Scanner / Zombie Zombie / Roy Book Binder – various venues, Jersey

It’s been two weeks since I posted but I’ve not been totally idle. I returned yesterday from a week in Jersey – a welcome break from distinctly autumnal Glasgow.

My visit coincided with the third annual Branchage Film Festival, a three day bash that encompasses not only cinema but also other visual and sound media events. On Saturday, Robin Rimbaud aka Scanner played three short afternoon shows accompanying Magic Lantern slides of the island, mainly dating from the late Victorian and Edwardian era. These slides are 10x10cm photographic plates printed on glass and often hand-tinted. Rather having their showing accompanied by a commentary, Scanner provided a mainly ambient soundtrack. The result was a bit like seeing your great grandparents’ holiday snaps whilst listening to some cool electronica on the stereo – ie not really in synch, but interesting all the same. With an audience that was definitely not a collection of Wire readers and electronica geeks, Rimbaud shied away from his more esoteric and experimental ouevre (no intercepted phone calls here) but still managed to do something that was far more interesting than bland background tinkling without doing anything to frighten the horses.

The festival closer was a screening of Sergei Eisenstein’s classic Soviet agitprop piece Battleship Potemkin shown on the back of a tug in the harbour and accompanied by a live soundtrack by Paris’s Zombie Zombie duo (best known for their interpretations of John Carpenter’s fim music). The idea of showing a film about a ship on the back of a boat was genius in its simplicity and it worked really well, with maybe a couple of hundred souls gathered around the harbour’s edge to watch. Like The Man With a Movie Camera and Metropolis, Potemkin is one of a handful of classic silents that seems to have a real pull for musicians. The Pet Shop Boys did a fairly spectacular rendition a few years back. That was more like Socialist Realism meets disco. Zombie Zombie opted for a much more organic and subtle accompaniment that encompassed acoustic, electronic and musique concrète elements. They were especially good with the climactic final reel when the tension ratchets up as the battleship under its crew of mutinous revolutionaries encounters the Imperial Navy.

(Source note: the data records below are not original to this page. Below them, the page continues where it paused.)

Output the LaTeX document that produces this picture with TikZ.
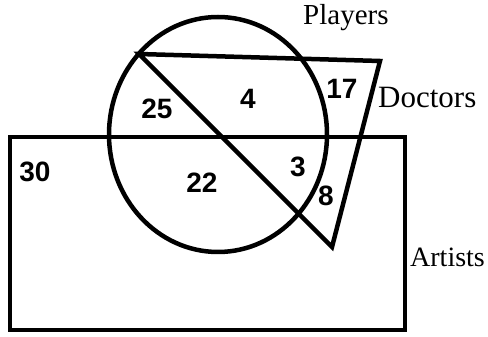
\documentclass[tikz,border=0pt]{standalone}
\usepackage{fontspec}
\setmainfont{Liberation Serif}
\newfontfamily\numfont{Liberation Sans}
\usetikzlibrary{positioning}

\begin{document}
\begin{tikzpicture}[x=1pt,y=1pt,
    setline/.style={line width=4.5pt,line join=miter},
    count/.style={font=\numfont\bfseries\fontsize{28}{28}\selectfont,inner sep=0pt},
    setname/.style={font=\fontsize{29}{29}\selectfont,inner sep=0pt,anchor=base west}]
  \useasboundingbox (0,0) rectangle (488,337);
  % sets
  \draw[setline] (10,7) rectangle (405,200);
  \draw[setline] (218,202.5) ellipse [x radius=109,y radius=117.5];
  \coordinate (docA) at (139,283);
  \coordinate (docB) at (380,276);
  \coordinate (docC) at (332,90);
  \draw[setline] (docA) -- (docB) -- (docC) -- cycle;
  % set names
  \node[setname] (players) at (303,312) {Players};
  \node[setname,font=\fontsize{31}{31}\selectfont] (doctors) at (378,229) {Doctors};
  \node[setname,font=\fontsize{28}{28}\selectfont] (artists) at (410,70) {Artists};
  % counts
  \node[count] (n25) at (157,228) {25};
  \node[count] (n4) at (248,238) {4};
  \node[count] (n17) at (342,248) {17};
  \node[count] (n30) at (35,165) {30};
  \node[count] (n22) at (202,154) {22};
  \node[count] (n3) at (298,170) {3};
  \node[count] (n8) at (326,141) {8};
\end{tikzpicture}
\end{document}
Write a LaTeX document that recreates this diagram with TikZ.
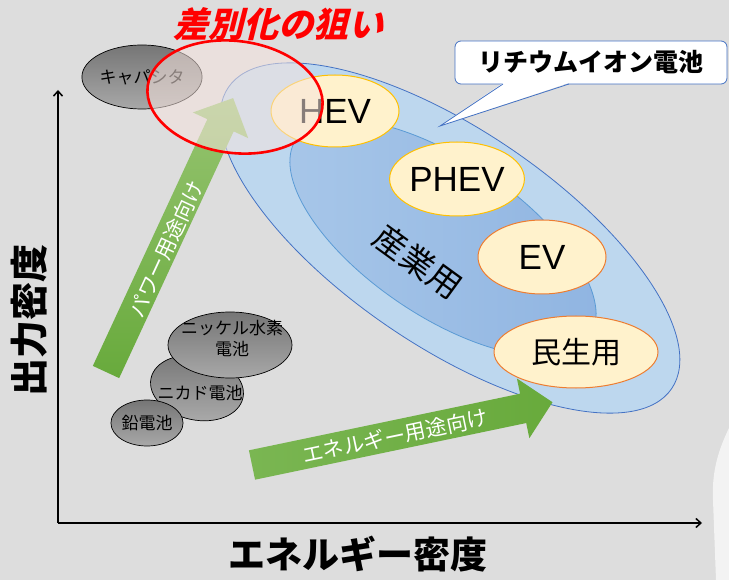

Roy Book Binder is a veteran blues guitarist and singer who continues to fly the flag for the pre-electric country bluesmen. Although he’s hardly a household name, his CV is mightily impressive. He was among the second wave of singer/guitarists who arrived in Greenwich Village after the initial brouhaha had died down and the likes of Dylan had moved on, but where Dave Van Ronk and others continued the tradition of old time American folk and blues. He played extensively with legends such as the Rev. Gary Davis and Pink Anderson, and continues to this day as a proselytizer for the music of folk such as Blind Blake, Mississippi John Hurt and many others of that era, some of whom are largely forgotten now. His show in an old church hall in St Helier was an informal affair of songs and stories both fascinating and funny, with a mix of original tunes in the old style and dusty classics both familiar and forgotten. His singing is functional and his playing a little rough round the edges, but this was a hugely entertaining portal into a forgotten world. He made the telling comment that him and guys like John Hammond Jr and Jorma Kaukonen are older now than most of the grizzled old country-blues veterans were when they were rediscovered in the sixties. It was a privilege and a pleasure to see this link to a long lost world.